_Data segment_:
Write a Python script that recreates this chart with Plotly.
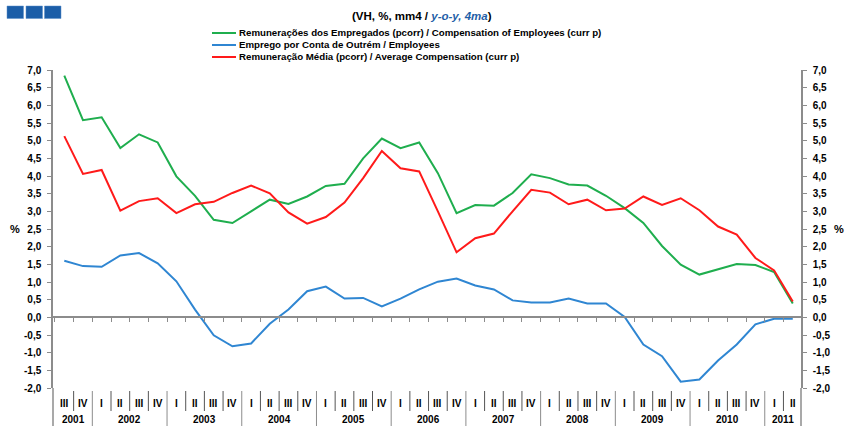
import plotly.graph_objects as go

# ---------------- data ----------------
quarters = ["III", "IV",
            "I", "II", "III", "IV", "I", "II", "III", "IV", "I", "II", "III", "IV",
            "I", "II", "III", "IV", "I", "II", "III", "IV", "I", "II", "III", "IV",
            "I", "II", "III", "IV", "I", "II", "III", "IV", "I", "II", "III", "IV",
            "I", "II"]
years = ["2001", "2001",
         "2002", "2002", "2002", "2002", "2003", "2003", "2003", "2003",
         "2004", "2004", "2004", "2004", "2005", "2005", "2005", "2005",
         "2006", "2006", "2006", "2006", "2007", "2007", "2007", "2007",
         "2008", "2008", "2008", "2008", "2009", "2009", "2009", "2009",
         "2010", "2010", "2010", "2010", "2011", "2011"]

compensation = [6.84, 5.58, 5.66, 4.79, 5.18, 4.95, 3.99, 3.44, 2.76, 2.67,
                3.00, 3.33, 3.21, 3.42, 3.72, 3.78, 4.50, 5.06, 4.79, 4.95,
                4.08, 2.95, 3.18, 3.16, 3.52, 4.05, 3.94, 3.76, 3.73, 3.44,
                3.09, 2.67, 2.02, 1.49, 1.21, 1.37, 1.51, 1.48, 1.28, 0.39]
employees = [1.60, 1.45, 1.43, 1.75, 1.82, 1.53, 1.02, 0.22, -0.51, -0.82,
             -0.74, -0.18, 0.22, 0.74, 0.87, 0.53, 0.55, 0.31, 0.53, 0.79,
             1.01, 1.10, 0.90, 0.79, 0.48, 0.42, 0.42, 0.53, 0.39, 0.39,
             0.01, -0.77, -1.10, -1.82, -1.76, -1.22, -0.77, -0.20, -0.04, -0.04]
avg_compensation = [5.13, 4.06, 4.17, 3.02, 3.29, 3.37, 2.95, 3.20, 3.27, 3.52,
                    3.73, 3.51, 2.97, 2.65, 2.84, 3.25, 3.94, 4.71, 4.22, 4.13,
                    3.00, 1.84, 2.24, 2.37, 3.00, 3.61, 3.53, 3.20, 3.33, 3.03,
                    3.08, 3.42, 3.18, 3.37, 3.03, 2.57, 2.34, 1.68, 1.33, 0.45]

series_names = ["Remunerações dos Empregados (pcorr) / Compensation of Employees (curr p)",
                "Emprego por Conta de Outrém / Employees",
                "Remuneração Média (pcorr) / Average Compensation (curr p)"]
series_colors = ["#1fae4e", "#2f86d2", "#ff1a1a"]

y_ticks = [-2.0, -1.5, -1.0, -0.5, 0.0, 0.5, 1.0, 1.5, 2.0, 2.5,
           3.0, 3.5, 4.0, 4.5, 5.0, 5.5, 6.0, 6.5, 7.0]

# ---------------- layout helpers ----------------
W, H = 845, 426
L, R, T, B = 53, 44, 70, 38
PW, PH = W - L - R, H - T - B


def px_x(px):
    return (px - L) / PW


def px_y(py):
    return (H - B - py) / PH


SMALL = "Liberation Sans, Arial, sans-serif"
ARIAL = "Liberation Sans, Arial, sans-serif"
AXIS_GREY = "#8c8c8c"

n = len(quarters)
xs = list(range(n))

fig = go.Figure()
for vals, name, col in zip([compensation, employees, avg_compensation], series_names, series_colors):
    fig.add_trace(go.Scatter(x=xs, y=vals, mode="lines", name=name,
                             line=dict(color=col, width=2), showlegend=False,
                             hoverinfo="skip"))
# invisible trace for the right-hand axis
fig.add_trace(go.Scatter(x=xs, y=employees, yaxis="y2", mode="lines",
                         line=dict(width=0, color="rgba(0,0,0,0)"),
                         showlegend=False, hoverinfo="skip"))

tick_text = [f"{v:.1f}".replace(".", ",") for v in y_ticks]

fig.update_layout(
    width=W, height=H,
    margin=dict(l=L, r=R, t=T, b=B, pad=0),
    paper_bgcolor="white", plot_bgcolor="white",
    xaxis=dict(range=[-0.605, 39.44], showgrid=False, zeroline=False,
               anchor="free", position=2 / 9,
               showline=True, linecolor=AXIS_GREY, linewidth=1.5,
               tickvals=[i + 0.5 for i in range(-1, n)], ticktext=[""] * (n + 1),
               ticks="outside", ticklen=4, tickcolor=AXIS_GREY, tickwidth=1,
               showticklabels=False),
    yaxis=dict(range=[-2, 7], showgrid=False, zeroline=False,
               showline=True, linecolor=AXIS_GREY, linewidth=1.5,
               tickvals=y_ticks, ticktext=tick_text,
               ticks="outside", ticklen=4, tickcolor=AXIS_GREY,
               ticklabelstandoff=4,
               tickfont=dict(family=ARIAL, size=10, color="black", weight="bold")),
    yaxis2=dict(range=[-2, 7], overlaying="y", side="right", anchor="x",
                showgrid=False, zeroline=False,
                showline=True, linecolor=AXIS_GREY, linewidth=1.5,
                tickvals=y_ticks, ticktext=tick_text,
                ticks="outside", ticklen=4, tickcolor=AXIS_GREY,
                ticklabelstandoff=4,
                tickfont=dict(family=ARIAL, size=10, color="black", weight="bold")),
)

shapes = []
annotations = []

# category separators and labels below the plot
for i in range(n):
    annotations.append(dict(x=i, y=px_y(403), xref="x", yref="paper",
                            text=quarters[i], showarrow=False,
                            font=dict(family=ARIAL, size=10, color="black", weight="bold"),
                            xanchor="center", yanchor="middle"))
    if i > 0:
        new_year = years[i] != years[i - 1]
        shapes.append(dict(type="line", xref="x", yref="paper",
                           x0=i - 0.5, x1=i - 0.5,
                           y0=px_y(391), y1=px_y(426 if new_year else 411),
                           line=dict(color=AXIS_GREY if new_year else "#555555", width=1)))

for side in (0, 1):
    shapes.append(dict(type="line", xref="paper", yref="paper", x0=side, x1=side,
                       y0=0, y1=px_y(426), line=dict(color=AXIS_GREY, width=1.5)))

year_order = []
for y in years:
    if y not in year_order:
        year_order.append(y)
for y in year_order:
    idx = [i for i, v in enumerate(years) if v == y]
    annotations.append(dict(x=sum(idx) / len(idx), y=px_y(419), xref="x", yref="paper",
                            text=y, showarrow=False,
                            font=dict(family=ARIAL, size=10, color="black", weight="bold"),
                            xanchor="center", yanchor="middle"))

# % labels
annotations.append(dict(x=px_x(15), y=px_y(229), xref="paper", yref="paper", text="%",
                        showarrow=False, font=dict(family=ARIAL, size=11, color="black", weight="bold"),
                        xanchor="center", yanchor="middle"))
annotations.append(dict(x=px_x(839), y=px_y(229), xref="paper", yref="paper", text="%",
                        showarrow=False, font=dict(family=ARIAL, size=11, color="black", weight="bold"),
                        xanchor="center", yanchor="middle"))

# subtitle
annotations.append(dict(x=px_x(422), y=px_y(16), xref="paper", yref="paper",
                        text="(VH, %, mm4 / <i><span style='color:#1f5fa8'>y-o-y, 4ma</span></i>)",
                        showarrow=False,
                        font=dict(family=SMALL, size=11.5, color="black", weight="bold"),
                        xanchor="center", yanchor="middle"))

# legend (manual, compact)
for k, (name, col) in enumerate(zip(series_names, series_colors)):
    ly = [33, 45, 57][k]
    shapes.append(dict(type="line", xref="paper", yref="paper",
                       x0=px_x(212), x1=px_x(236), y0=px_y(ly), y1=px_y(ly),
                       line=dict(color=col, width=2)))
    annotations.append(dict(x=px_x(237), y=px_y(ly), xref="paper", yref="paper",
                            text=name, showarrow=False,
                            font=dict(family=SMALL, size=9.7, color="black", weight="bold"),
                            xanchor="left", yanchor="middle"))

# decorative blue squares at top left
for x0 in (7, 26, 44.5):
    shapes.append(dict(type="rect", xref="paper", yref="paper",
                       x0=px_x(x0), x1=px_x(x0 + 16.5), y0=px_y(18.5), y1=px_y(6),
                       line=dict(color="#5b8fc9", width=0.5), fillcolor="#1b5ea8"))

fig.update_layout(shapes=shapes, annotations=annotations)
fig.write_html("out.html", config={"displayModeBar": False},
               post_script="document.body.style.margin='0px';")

_Work to do_:
Return, unchanged, the lines from the first line of the material through the line that holds "import plotly.graph_objects as go", inclusive, omitting pictures.

_Exercise result_:
Write a Python script that recreates this chart with Plotly.
import plotly.graph_objects as go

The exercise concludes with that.